↓
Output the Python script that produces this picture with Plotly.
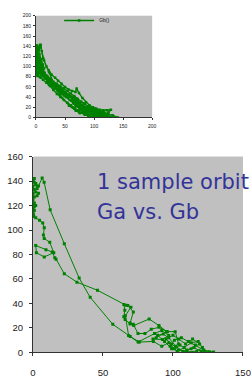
import plotly.graph_objects as go

# ---- one sample orbit (lower chart): Ga vs. Gb ----
orbit_ga = [0.5, 0, 1, 0, 2, 1, 0, 1, 3, 4, 2, 0, 1, 0, 2, 1, 0, 1, 0, 2, 3, 4, 6.6, 8,
            12.3, 22.4, 33, 40.9, 57, 69.5, 76, 86, 92, 97, 101, 105, 110, 115, 120, 126, 129,
            122, 116, 111, 106, 101, 98, 103, 108, 113, 118, 121, 117, 110, 104, 99, 95, 100,
            104, 109, 114, 119, 113, 107, 102, 97, 93, 89, 94, 99, 104, 101.6, 96, 90, 84.5,
            80, 75, 71.7, 69.4, 65.8, 64.9, 65.6, 64.9, 67.8, 71.7, 69.4, 72, 83, 90, 95.5,
            88, 85.7, 92.5, 97, 92, 86.8, 75.1, 68.3, 66, 70, 66.5, 46.1, 31.4, 22.4, 16.5,
            15.6, 13.8, 9.3, 2, 2.5, 8.1, 14.9, 12, 8.1, 7.5, 8.1, 7, 4.7, 2, 0.5, 0, 1, 0]
orbit_gb = [111, 113, 116, 118, 120, 122, 125, 127, 128, 130, 131, 129, 133, 136, 137, 139, 141,
            142, 140, 138, 134, 136, 142.5, 139, 116.5, 88.8, 60.8, 45, 23, 13, 8.5, 9, 5, 8, 3,
            6, 2, 4, 1, 0.5, 0.3, 2, 6, 9, 12, 10, 5, 1, 4, 8, 9, 4, 1, 0.5, 2, 7, 11, 14, 11, 7,
            11, 7, 3, 1, 5, 12, 15, 14, 9, 3, 7, 17, 17, 20.5, 19, 15.4, 15.5, 23, 23.3, 27, 29.1,
            34.4, 39.2, 38.4, 33, 24, 22, 27.3, 22, 17, 12, 11, 10.6, 13.8, 18, 15.4, 8.5, 13.8,
            30, 37, 38.5, 50.8, 57.4, 64.3, 76.2, 77.3, 82, 83.8, 87.3, 81.5, 78, 81.5, 90, 93,
            96, 101.8, 105.8, 108, 110, 112, 114, 119, 121]

# ---- further orbits (upper chart, all in series "Gb()") ----
orbit_b_ga = [0, 2, 1, 3, 2, 5, 8, 10, 14, 18, 22, 27, 33, 38, 44, 50, 56, 62, 68, 70, 74, 80,
              86, 92, 98, 104, 110, 116, 122, 129, 125, 118, 112, 106, 100, 94, 88, 82, 76, 70,
              64, 58, 52, 46, 40, 34, 28, 22, 16, 10, 5, 2, 0]
orbit_b_gb = [95, 100, 108, 115, 124, 132, 143, 130, 112, 100, 92, 84, 78, 72, 66, 60, 55, 52,
              50, 57, 48, 38, 30, 24, 20, 17, 15, 14, 14, 15, 10, 6, 3, 1, 0, 2, 6, 10, 16, 22,
              28, 34, 40, 46, 52, 58, 64, 70, 77, 84, 90, 88, 92]
orbit_c_ga = [0, 3, 7, 12, 18, 24, 30, 36, 42, 48, 54, 60, 66, 72, 78, 84, 90, 96, 102, 110, 118,
              126, 134, 141, 132, 124, 116, 108, 100, 92, 86, 80, 74, 68, 62, 56, 50, 44, 38, 32,
              26, 20, 15, 11, 8, 5, 3, 1, 0, 2, 4, 6, 9, 12, 14, 12]
orbit_c_gb = [86, 84, 80, 74, 68, 62, 54, 46, 40, 34, 29, 24, 18, 13, 9, 5, 3, 1, 0, 1, 3, 2, 1,
              0, 4, 7, 10, 12, 14, 16, 19, 24, 29, 35, 40, 45, 50, 55, 61, 67, 73, 80, 88, 96, 105,
              113, 121, 128, 136, 140, 134, 124, 114, 104, 96, 90]
orbit_d_ga = [0, 4, 9, 15, 21, 27, 33, 39, 45, 51, 57, 63, 69, 75, 81, 87, 93, 99, 105, 111, 117,
              123, 117, 110, 104, 97, 90, 84, 78, 72, 66, 60, 54, 48, 42, 36, 30, 25, 19, 13, 8,
              4, 2, 1, 0, 3, 1, 5, 7, 10, 6, 3]
orbit_d_gb = [100, 96, 90, 84, 78, 72, 66, 60, 54, 48, 42, 37, 31, 26, 21, 17, 13, 10, 7, 5, 3,
              1, 8, 11, 14, 17, 22, 26, 31, 36, 42, 47, 52, 57, 62, 66, 70, 76, 82, 88, 94, 104,
              112, 120, 130, 138, 126, 118, 110, 100, 94, 90]
orbit_e_ga = [20, 26, 31, 37, 43, 49, 55, 61, 67, 73, 79, 85, 91, 97, 103, 109, 115, 121, 113,
              106, 99, 93, 87, 81, 75, 70, 64, 58, 52, 46, 40, 34, 28, 22]
orbit_e_gb = [72, 66, 58, 52, 47, 42, 38, 33, 28, 22, 17, 13, 10, 8, 5, 3, 2, 0, 5, 9, 12, 15,
              18, 22, 27, 31, 36, 41, 45, 50, 56, 62, 68, 74]
orbit_f_ga = [1, 3, 6, 10, 16, 23, 29, 35, 41, 47, 53, 59, 65, 71, 77, 83, 89, 95, 101, 107, 113,
              119, 127, 120, 112, 105, 98, 91, 85, 79, 73, 67, 61, 55, 49, 43, 37, 31, 25, 19, 14,
              9, 5, 2, 0]
orbit_f_gb = [104, 99, 93, 86, 79, 73, 69, 63, 57, 51, 46, 41, 35, 29, 23, 18, 15, 12, 9, 6, 4,
              2, 1, 6, 9, 11, 13, 16, 20, 25, 30, 35, 40, 43, 47, 52, 58, 63, 69, 75, 81, 87, 93,
              101, 107]

top_ga = orbit_ga + orbit_b_ga + orbit_c_ga + orbit_d_ga + orbit_e_ga + orbit_f_ga
top_gb = orbit_gb + orbit_b_gb + orbit_c_gb + orbit_d_gb + orbit_e_gb + orbit_f_gb

top_ticks = [0, 50, 100, 150, 200]
bottom_ticks = [0, 50, 100, 150]

GREEN = "#008000"
W, H = 251, 383

fig = go.Figure()
fig.add_trace(go.Scatter(
    x=top_ga, y=top_gb, name="Gb()", mode="lines+markers",
    line=dict(color=GREEN, width=1.4), marker=dict(color=GREEN, size=2.5, symbol="square"),
    xaxis="x", yaxis="y", showlegend=True))
fig.add_trace(go.Scatter(
    x=orbit_ga, y=orbit_gb, name="Gb()", mode="lines+markers",
    line=dict(color=GREEN, width=1), marker=dict(color=GREEN, size=3, symbol="square"),
    xaxis="x2", yaxis="y2", showlegend=False))

axis_common = dict(showgrid=False, zeroline=False, showline=True, linecolor="#333",
                   linewidth=1, ticks="outside", tickcolor="#333")

fig.update_layout(
    width=W, height=H, margin=dict(l=0, r=0, t=0, b=0),
    paper_bgcolor="white", plot_bgcolor="#c0c0c0",
    font=dict(family="Liberation Sans, Arial, sans-serif", color="#222"),
    xaxis=dict(domain=[34.5 / W, 156 / W], range=[0, 200], tickvals=top_ticks,
               ticklen=2, tickfont=dict(size=5), anchor="y", ticklabelstandoff=2,
               **axis_common),
    yaxis=dict(domain=[(H - 114.7) / H, (H - 10) / H], range=[0, 200], dtick=20,
               ticklen=2, tickfont=dict(size=5), anchor="x", ticklabelstandoff=1,
               **axis_common),
    xaxis2=dict(domain=[31.3 / W, 1], range=[0, 150], tickvals=bottom_ticks,
                ticklen=3, tickfont=dict(size=9.5), anchor="y2", ticklabelstandoff=8,
                ticklabeloverflow="allow", **axis_common),
    yaxis2=dict(domain=[(H - 356.7) / H, (H - 155) / H], range=[0, 160], dtick=20,
                ticklen=3, tickfont=dict(size=9.5), anchor="x2", ticklabelstandoff=4,
                **axis_common),
    legend=dict(x=88 / W, xanchor="center", y=1.0, yanchor="top", orientation="h",
                font=dict(size=5), itemwidth=30, bgcolor="rgba(0,0,0,0)",
                tracegroupgap=0),
    annotations=[
        dict(text="1 sample orbit", xref="paper", yref="paper", x=96 / W, y=(H - 181.7) / H,
             xanchor="left", yanchor="middle", showarrow=False,
             font=dict(family="DejaVu Sans", size=21, color="#333399")),
        dict(text="Ga vs. Gb", xref="paper", yref="paper", x=96 / W, y=(H - 211.7) / H,
             xanchor="left", yanchor="middle", showarrow=False,
             font=dict(family="DejaVu Sans", size=21, color="#333399")),
    ],
)

fig.write_html("out.html", config={"displayModeBar": False},
               post_script="document.body.style.margin='0';document.body.style.overflow='hidden';")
↑
What the task asks
Your task is to reproduce exactly the lines from the start of the data above through the line containing "96, 101.8, 105.8, 108, 110, 112, 114, 119, 121]", leaving every picture out.

Expected answer
Output the Python script that produces this picture with Plotly.
import plotly.graph_objects as go

# ---- one sample orbit (lower chart): Ga vs. Gb ----
orbit_ga = [0.5, 0, 1, 0, 2, 1, 0, 1, 3, 4, 2, 0, 1, 0, 2, 1, 0, 1, 0, 2, 3, 4, 6.6, 8,
            12.3, 22.4, 33, 40.9, 57, 69.5, 76, 86, 92, 97, 101, 105, 110, 115, 120, 126, 129,
            122, 116, 111, 106, 101, 98, 103, 108, 113, 118, 121, 117, 110, 104, 99, 95, 100,
            104, 109, 114, 119, 113, 107, 102, 97, 93, 89, 94, 99, 104, 101.6, 96, 90, 84.5,
            80, 75, 71.7, 69.4, 65.8, 64.9, 65.6, 64.9, 67.8, 71.7, 69.4, 72, 83, 90, 95.5,
            88, 85.7, 92.5, 97, 92, 86.8, 75.1, 68.3, 66, 70, 66.5, 46.1, 31.4, 22.4, 16.5,
            15.6, 13.8, 9.3, 2, 2.5, 8.1, 14.9, 12, 8.1, 7.5, 8.1, 7, 4.7, 2, 0.5, 0, 1, 0]
orbit_gb = [111, 113, 116, 118, 120, 122, 125, 127, 128, 130, 131, 129, 133, 136, 137, 139, 141,
            142, 140, 138, 134, 136, 142.5, 139, 116.5, 88.8, 60.8, 45, 23, 13, 8.5, 9, 5, 8, 3,
            6, 2, 4, 1, 0.5, 0.3, 2, 6, 9, 12, 10, 5, 1, 4, 8, 9, 4, 1, 0.5, 2, 7, 11, 14, 11, 7,
            11, 7, 3, 1, 5, 12, 15, 14, 9, 3, 7, 17, 17, 20.5, 19, 15.4, 15.5, 23, 23.3, 27, 29.1,
            34.4, 39.2, 38.4, 33, 24, 22, 27.3, 22, 17, 12, 11, 10.6, 13.8, 18, 15.4, 8.5, 13.8,
            30, 37, 38.5, 50.8, 57.4, 64.3, 76.2, 77.3, 82, 83.8, 87.3, 81.5, 78, 81.5, 90, 93,
            96, 101.8, 105.8, 108, 110, 112, 114, 119, 121]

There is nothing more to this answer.